Song Meaning
Anna Ternheim's "Just as Friends" isn't a breezy platitude about amicable exes; it's a stark portrait of denial clinging to the wreckage of a relationship. The opening lines, "Let's meet again just as friends / Introduce ourselves with brand new names," are less about genuine friendship and more about a desperate attempt to rewrite a painful history. It's the kind of self-deception we employ when the alternative—complete severance—feels unbearable. The 'brand new names' suggest shedding not just the relationship, but the identities forged within it, a kind of psychic reset that's rarely, if ever, achievable. This isn't maturity; it's elaborate avoidance.

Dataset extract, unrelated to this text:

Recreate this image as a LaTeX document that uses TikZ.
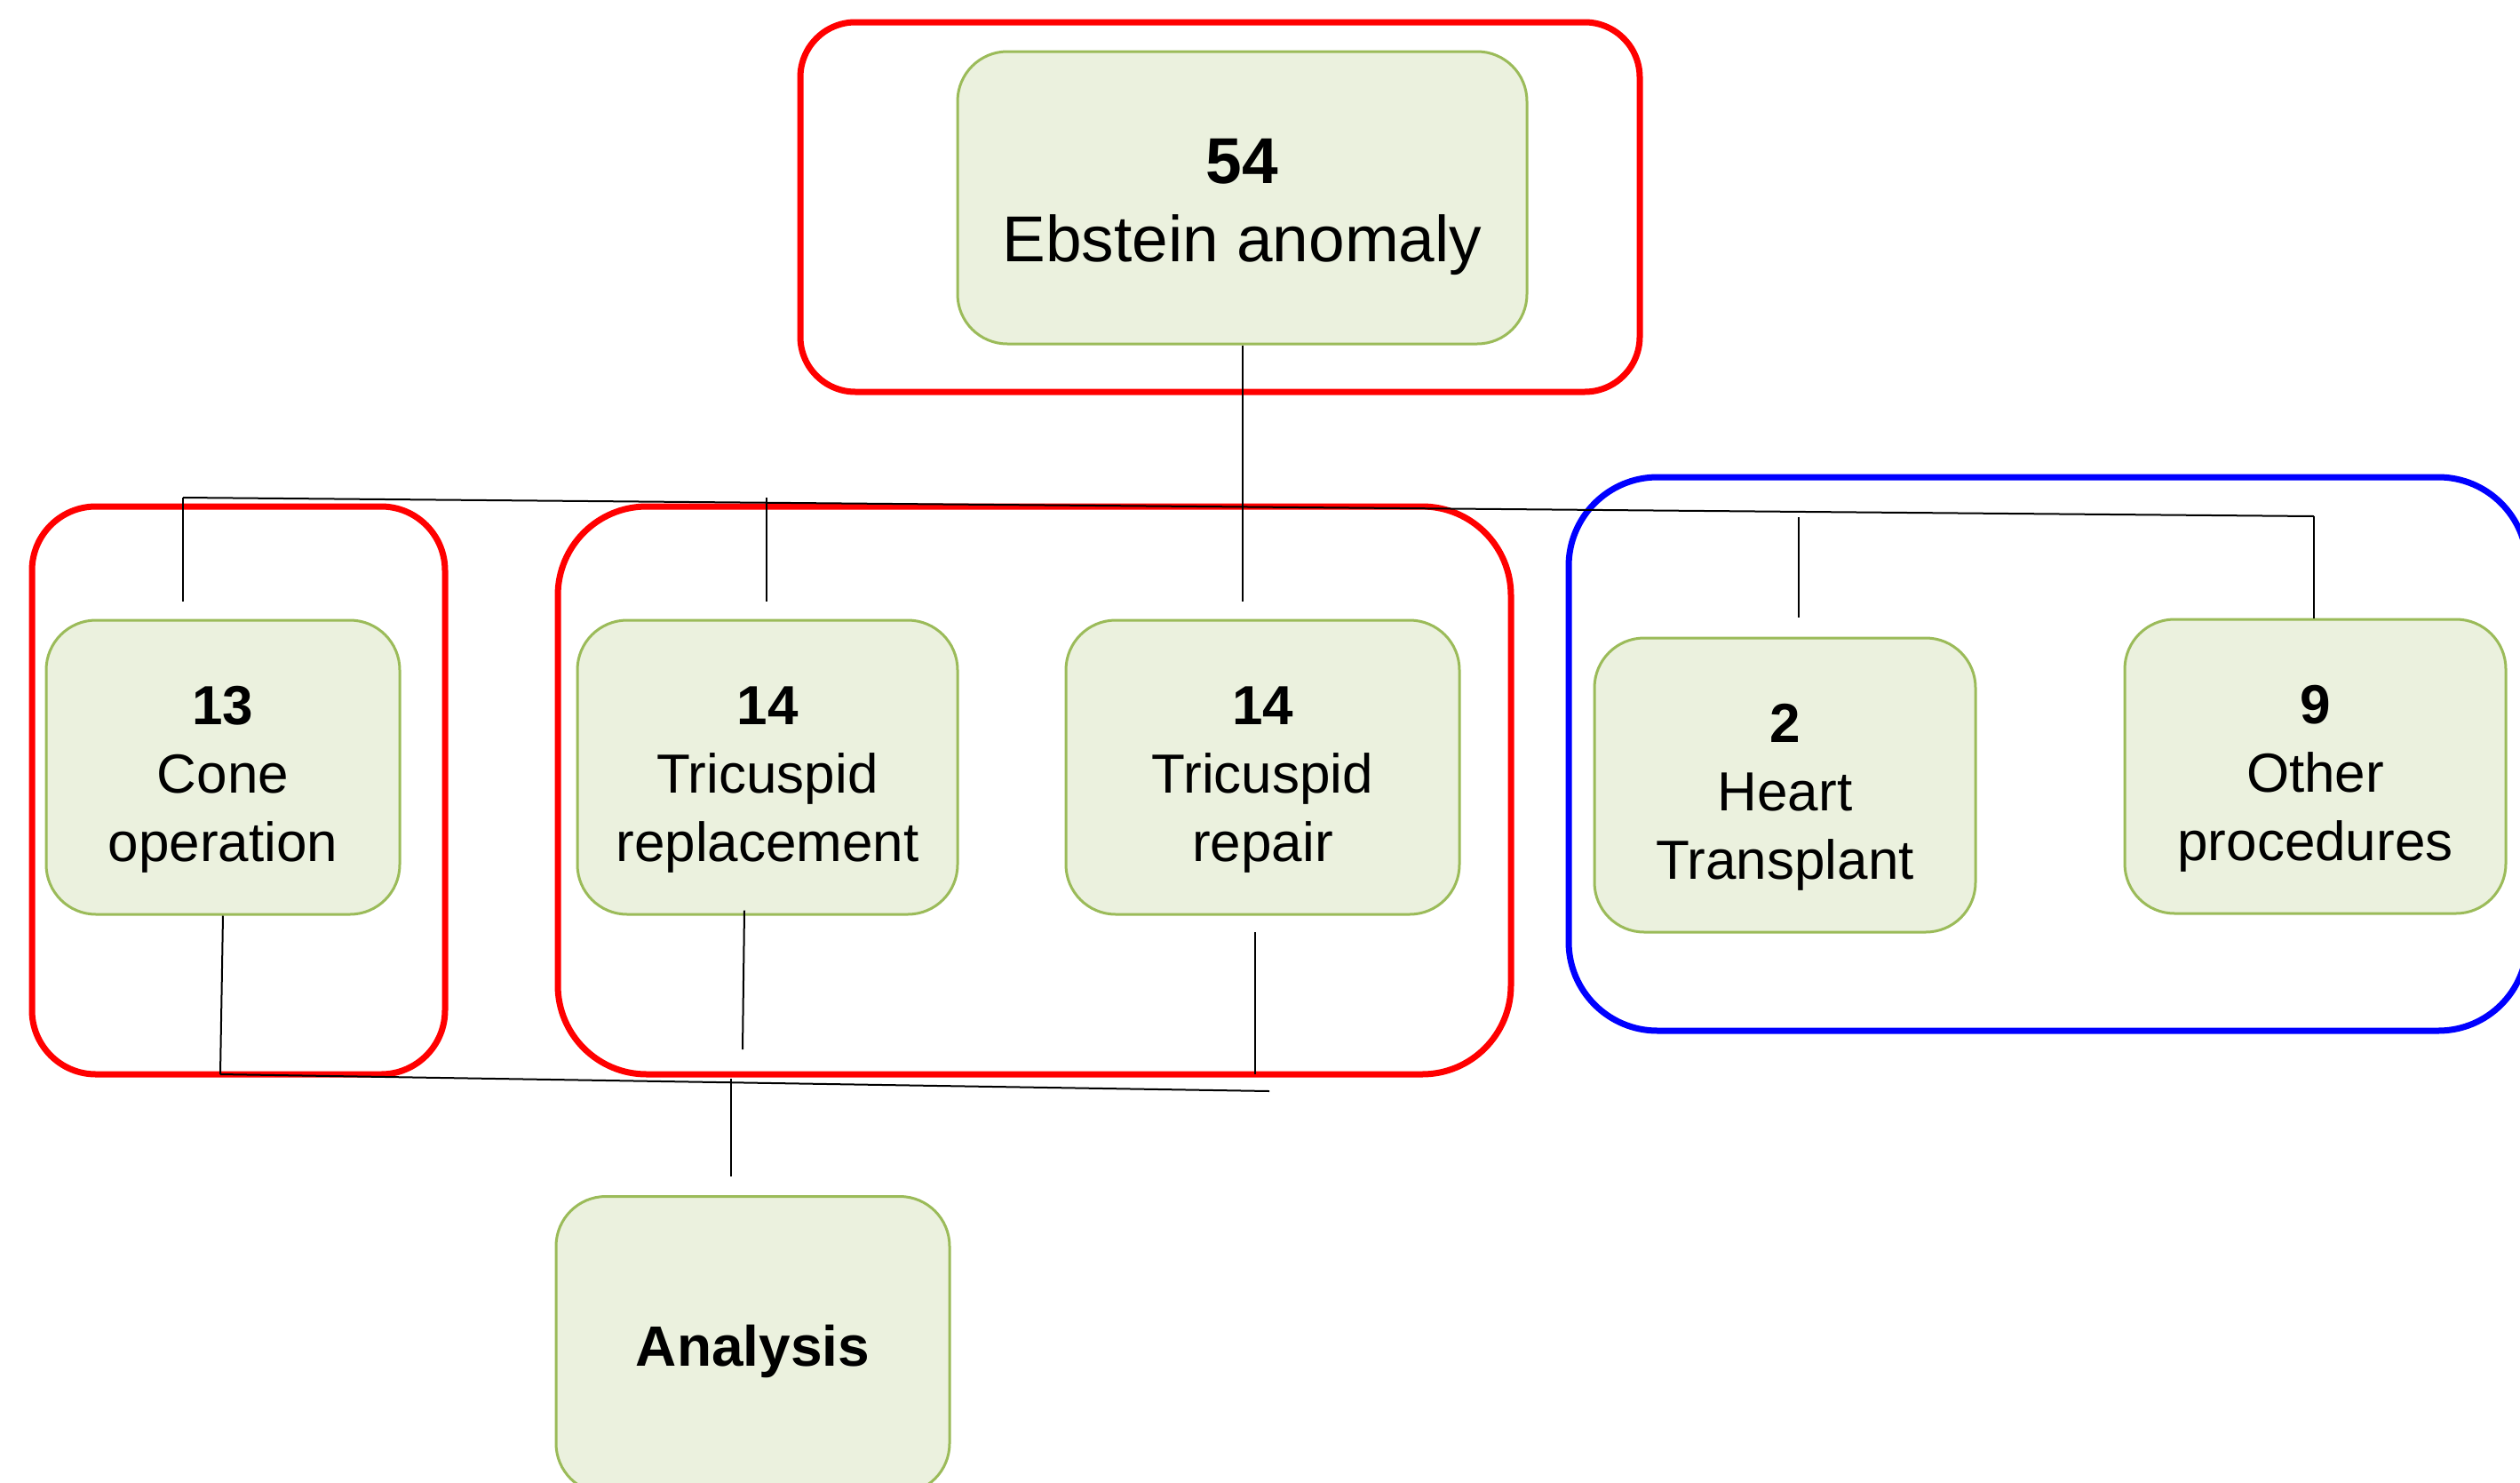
\documentclass[tikz,border=0pt]{standalone}
\usepackage{fontspec}
\setmainfont{Liberation Sans}
\definecolor{boxfill}{HTML}{EBF1DE}
\definecolor{boxedge}{HTML}{9BBB59}
\definecolor{grpred}{HTML}{FF0000}
\definecolor{grpblue}{HTML}{0000FF}
\newcommand{\myTopStrut}[1]{\rule{0pt}{#1}}
\begin{document}
\begin{tikzpicture}[x=1pt,y=-1pt,
  box/.style={draw=boxedge, line width=3pt, fill=boxfill, rounded corners=56pt,
    minimum width=#1, minimum height=331pt, inner sep=0pt, align=center,
    font=\fontsize{62}{77}\selectfont},
  redgroup/.style={draw=grpred, line width=7pt, rounded corners=#1, inner sep=0pt},
  bluegroup/.style={draw=grpblue, line width=7pt, rounded corners=#1, inner sep=0pt},
  conn/.style={draw=black, line width=2pt}]
\useasboundingbox (0,0) rectangle (2837,1668);
\clip (0,0) rectangle (2837,1668);
\fill[white] (0,0) rectangle (2837,1668);
% group frames
\node[redgroup=62pt, minimum width=945pt, minimum height=416pt] (gtop) at (1373.5,233) {};
\node[redgroup=72pt, minimum width=465pt, minimum height=639pt] (gcone) at (268.5,889.5) {};
\node[redgroup=100pt, minimum width=1073pt, minimum height=639pt] (gtri) at (1164.5,889.5) {};
\node[bluegroup=100pt, minimum width=1079pt, minimum height=623pt] (gother) at (2305.5,848.5) {};
% boxes
\node[box=641pt, minimum height=329pt, font=\fontsize{73}{88}\selectfont] (ebstein) at (1398.5,222.5) {\myTopStrut{72pt}\textbf{54}\\Ebstein anomaly};
\node[box=398pt] (cone) at (251,863.5) {\myTopStrut{70pt}\textbf{13}\\Cone\\operation};
\node[box=428pt] (trirep) at (864,863.5) {\myTopStrut{70pt}\textbf{14}\\Tricuspid\\replacement};
\node[box=443pt] (trirepair) at (1421.5,863.5) {\myTopStrut{70pt}\textbf{14}\\Tricuspid\\repair};
\node[box=429pt] (heart) at (2009.5,883.5) {\myTopStrut{70pt}\textbf{2}\\Heart\\Transplant};
\node[box=429pt] (other) at (2606.5,862.5) {\myTopStrut{70pt}\textbf{9}\\Other\\procedures};
\node[box=443pt, minimum height=334pt, font=\fontsize{64}{77}\selectfont] (analysis) at (847.5,1513.5) {\myTopStrut{61pt}\textbf{Analysis}};
% upper connectors
\coordinate (hl) at (206,560);
\coordinate (hr) at (2605,581);
\coordinate (coneTop) at (206,677);
\coordinate (trirepTopA) at (863,560);
\coordinate (trirepTopB) at (863,677);
\coordinate (repairTop) at (1399,677);
\coordinate (heartTopA) at (2025,582);
\coordinate (heartTopB) at (2025,695);
\draw[conn] (ebstein.south -| repairTop) -- (repairTop);
\draw[conn] (hl) -- (hr);
\draw[conn] (hl) -- (coneTop);
\draw[conn] (trirepTopA) -- (trirepTopB);
\draw[conn] (heartTopA) -- (heartTopB);
\draw[conn] (hr) -- (hr |- other.north);
% lower connectors
\coordinate (bl) at (248,1209);
\coordinate (br) at (1429,1228);
\coordinate (trirepBot) at (836,1181);
\coordinate (repairBotA) at (1413,1049);
\coordinate (repairBotB) at (1413,1209);
\coordinate (anaTop) at (823,1214);
\coordinate (anaBot) at (823,1324);
\draw[conn] (cone.south) -- (bl);
\draw[conn] ([xshift=-26pt,yshift=6pt]trirep.south) -- (trirepBot);
\draw[conn] (repairBotA) -- (repairBotB);
\draw[conn] (bl) -- (br);
\draw[conn] (anaTop) -- (anaBot);
\end{tikzpicture}
\end{document}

The repeated refrain, "I will always care for you," initially sounds like tenderness, but within the context of the song, it takes on a more possessive, almost suffocating quality. It's a declaration of ownership disguised as affection, a way of maintaining a connection even as the relationship implodes. The lines "I feel the pain on my skin / Burn right through and all the way in / This is a fight we just can't win" expose the raw nerve beneath the surface. Ternheim isn't romanticizing heartbreak; she's acknowledging the agonizing reality of a love that's become unsustainable. The phrase 'burn right through' hints at a pain that is both emotional and almost physically visceral.
The final plea, "If you walk away / If you walk away / Stay with me stay / Stay with me," unravels any pretense of composure. It's a raw, vulnerable admission of fear and dependence. The repetition amplifies the desperation, stripping away any remaining layers of self-delusion. The song meaning ultimately rests in this agonizing contradiction: the attempt to redefine a relationship as 'just friends' is a shield against the terror of complete loss, a battle waged against the inevitable. Ternheim doesn't offer easy answers or resolutions; instead, she presents a brutally honest snapshot of the messy, often irrational ways we grapple with the end of love.